* WHAT THIS TASK INVOLVES *
Set the listing down again in full, word for word, with the pictures left out.

* GIVEN DATA *

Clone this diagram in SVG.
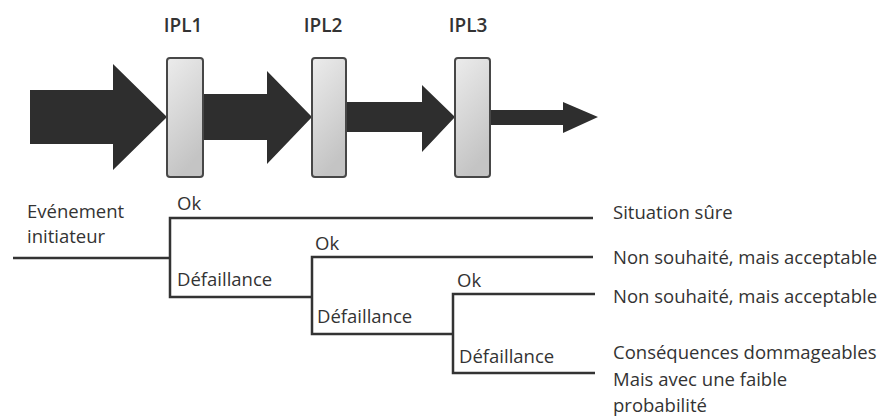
<svg xmlns="http://www.w3.org/2000/svg" width="880" height="418" viewBox="0 0 880 418">
  <defs>
    <linearGradient id="barFill" x1="0" y1="0" x2="0.35" y2="1">
      <stop offset="0" stop-color="#ececec"/>
      <stop offset="1" stop-color="#c4c4c4"/>
    </linearGradient>
  </defs>
  <style>
    .flow { fill: #2e2e2e; }
    .bar { fill: url(#barFill); stroke: #474747; stroke-width: 2; }
    .ipl { font-family: "Open Sans", "DejaVu Sans", sans-serif; font-size: 19px; font-weight: 600; fill: #333; text-anchor: middle; }
    .lbl { font-family: "Open Sans", "DejaVu Sans", sans-serif; font-size: 18.5px; fill: #333; }
    .branch { fill: none; stroke: #333; stroke-width: 2.5; stroke-linejoin: miter; stroke-linecap: butt; }
  </style>
  <rect width="880" height="418" fill="#fff"/>

  <!-- Flow arrows, shrinking after each protection layer -->
  <g id="flow-arrows">
    <polygon class="flow" points="30,90 113,90 113,64 167,117 113,170 113,144 30,144"/>
    <polygon class="flow" points="202,94 267,94 267,71 312,117 267,164 267,140 202,140"/>
    <polygon class="flow" points="345,102 422,102 422,85 455,117 422,152 422,132 345,132"/>
    <polygon class="flow" points="490,110 563,110 563,102 598,117 563,133 563,125 490,125"/>
  </g>

  <!-- Protection layers -->
  <g id="ipl1">
    <rect class="bar" x="167" y="58" width="36" height="119" rx="3"/>
    <text class="ipl" x="183" y="32">IPL1</text>
  </g>
  <g id="ipl2">
    <rect class="bar" x="312" y="58" width="34" height="119" rx="3"/>
    <text class="ipl" x="323" y="32">IPL2</text>
  </g>
  <g id="ipl3">
    <rect class="bar" x="455" y="58" width="35" height="119" rx="3"/>
    <text class="ipl" x="468" y="32">IPL3</text>
  </g>

  <!-- Event tree branches -->
  <g id="connectors">
    <path class="branch" d="M13,258 H170"/>
    <path class="branch" d="M593,218 H170 V297 H312"/>
    <path class="branch" d="M593,257 H312 V334 H453"/>
    <path class="branch" d="M595,294 H453 V373 H595"/>
  </g>

  <g id="initiating-event">
    <text class="lbl" x="27" y="218">Evénement</text>
    <text class="lbl" x="27" y="243">initiateur</text>
  </g>

  <g id="branch-labels">
    <text class="lbl" x="177" y="210">Ok</text>
    <text class="lbl" x="177" y="286">Défaillance</text>
    <text class="lbl" x="315" y="250">Ok</text>
    <text class="lbl" x="317" y="323">Défaillance</text>
    <text class="lbl" x="457" y="287">Ok</text>
    <text class="lbl" x="459" y="363">Défaillance</text>
  </g>

  <g id="outcome-safe">
    <text class="lbl" x="613" y="219">Situation sûre</text>
  </g>
  <g id="outcome-acceptable-1">
    <text class="lbl" x="613" y="264">Non souhaité, mais acceptable</text>
  </g>
  <g id="outcome-acceptable-2">
    <text class="lbl" x="613" y="303">Non souhaité, mais acceptable</text>
  </g>
  <g id="outcome-damage">
    <text class="lbl" x="613" y="359">Conséquences dommageables</text>
    <text class="lbl" x="613" y="386">Mais avec une faible</text>
    <text class="lbl" x="613" y="412">probabilité</text>
  </g>
</svg>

* ANSWER TO THIS EXERCISE *
Clone this diagram in SVG.
<svg xmlns="http://www.w3.org/2000/svg" width="880" height="418" viewBox="0 0 880 418">
  <defs>
    <linearGradient id="barFill" x1="0" y1="0" x2="0.35" y2="1">
      <stop offset="0" stop-color="#ececec"/>
      <stop offset="1" stop-color="#c4c4c4"/>
    </linearGradient>
  </defs>
  <style>
    .flow { fill: #2e2e2e; }
    .bar { fill: url(#barFill); stroke: #474747; stroke-width: 2; }
    .ipl { font-family: "Open Sans", "DejaVu Sans", sans-serif; font-size: 19px; font-weight: 600; fill: #333; text-anchor: middle; }
    .lbl { font-family: "Open Sans", "DejaVu Sans", sans-serif; font-size: 18.5px; fill: #333; }
    .branch { fill: none; stroke: #333; stroke-width: 2.5; stroke-linejoin: miter; stroke-linecap: butt; }
  </style>
  <rect width="880" height="418" fill="#fff"/>

  <!-- Flow arrows, shrinking after each protection layer -->
  <g id="flow-arrows">
    <polygon class="flow" points="30,90 113,90 113,64 167,117 113,170 113,144 30,144"/>
    <polygon class="flow" points="202,94 267,94 267,71 312,117 267,164 267,140 202,140"/>
    <polygon class="flow" points="345,102 422,102 422,85 455,117 422,152 422,132 345,132"/>
    <polygon class="flow" points="490,110 563,110 563,102 598,117 563,133 563,125 490,125"/>
  </g>

  <!-- Protection layers -->
  <g id="ipl1">
    <rect class="bar" x="167" y="58" width="36" height="119" rx="3"/>
    <text class="ipl" x="183" y="32">IPL1</text>
  </g>
  <g id="ipl2">
    <rect class="bar" x="312" y="58" width="34" height="119" rx="3"/>
    <text class="ipl" x="323" y="32">IPL2</text>
  </g>
  <g id="ipl3">
    <rect class="bar" x="455" y="58" width="35" height="119" rx="3"/>
    <text class="ipl" x="468" y="32">IPL3</text>
  </g>

  <!-- Event tree branches -->
  <g id="connectors">
    <path class="branch" d="M13,258 H170"/>
    <path class="branch" d="M593,218 H170 V297 H312"/>
    <path class="branch" d="M593,257 H312 V334 H453"/>
    <path class="branch" d="M595,294 H453 V373 H595"/>
  </g>

  <g id="initiating-event">
    <text class="lbl" x="27" y="218">Evénement</text>
    <text class="lbl" x="27" y="243">initiateur</text>
  </g>

  <g id="branch-labels">
    <text class="lbl" x="177" y="210">Ok</text>
    <text class="lbl" x="177" y="286">Défaillance</text>
    <text class="lbl" x="315" y="250">Ok</text>
    <text class="lbl" x="317" y="323">Défaillance</text>
    <text class="lbl" x="457" y="287">Ok</text>
    <text class="lbl" x="459" y="363">Défaillance</text>
  </g>

  <g id="outcome-safe">
    <text class="lbl" x="613" y="219">Situation sûre</text>
  </g>
  <g id="outcome-acceptable-1">
    <text class="lbl" x="613" y="264">Non souhaité, mais acceptable</text>
  </g>
  <g id="outcome-acceptable-2">
    <text class="lbl" x="613" y="303">Non souhaité, mais acceptable</text>
  </g>
  <g id="outcome-damage">
    <text class="lbl" x="613" y="359">Conséquences dommageables</text>
    <text class="lbl" x="613" y="386">Mais avec une faible</text>
    <text class="lbl" x="613" y="412">probabilité</text>
  </g>
</svg>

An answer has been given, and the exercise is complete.